On Mon, 23 Jul 2018, Peter Occil wrote:
> You have pointed to an unexpected weakness of ABNF.  As a result, it's 
> unfortunate that many ABNF productions in RFCs can't generally be used 
> as is in order to build a parser, since ABNF itself has no strong 
> concept of matching.

Of course they can, if you have adequate parser tools.  I shamelessly 
recomemnd "flex & bison", published by O'Reilly.  See the discussion of 
GLR parsers on pages 230-231.  Personally I'd refactor them to LL(1) 
or LR(1) but tastes differ.

More to the point, the IETF has used ABNF in its current form for over 20 
years, and it's not going to change now.  Its purpose is to specify valid 
syntax, even if the grammar parses that syntax ambiguously.  So please do 
send errata like the one on Received-SPF, where the ABNF didn't match the 
actual syntax, but if it's correct but ambiguous, that's not a bug.
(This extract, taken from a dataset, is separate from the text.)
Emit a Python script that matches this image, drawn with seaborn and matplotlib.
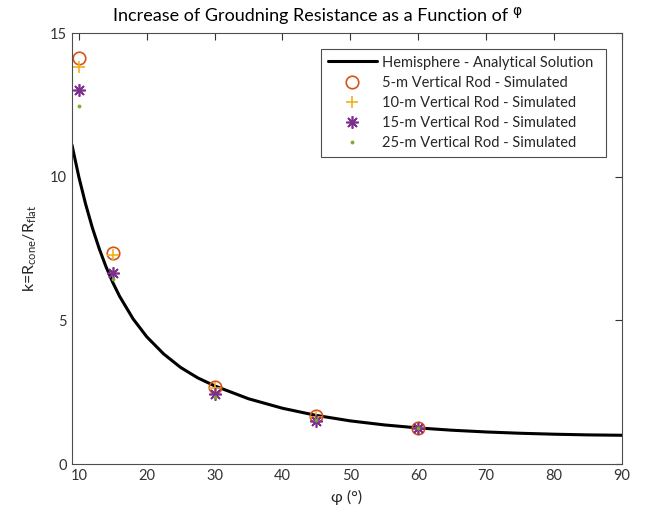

Also, having written my share of compilers (try fitting a Fortran-77 front 
end into 48Kb on a PDP-11) I can assure you that I never was able to build 
a parser from an unmodified reference grammar.  You always need to 
refactor it.

> For example, RFC 5234 sec. 3.2 is silent on which order alternative productions are to be matched (although this silence can be useful, I admit, in order for the incremental alternatives feature, sec. 3.3, to work).  The production "received-token" in RFC 5322 is illustrative:
>   received-token  =   word / angle-addr / addr-spec / domain
> Both "word" and "domain" include the production "atom".  Thus, whether a received-token parser parses an "atom" as a "word" or as a "domain" depends on the context in which the "atom" appears, the kind of parser (greedy or not), or whether earlier alternatives take precedence over latter alternatives or vice versa, none of which is defined in RFC 5234. "Obviously", if the "atom" is part of a domain, then the received-token should be the whole "domain" regardless of the details just mentioned.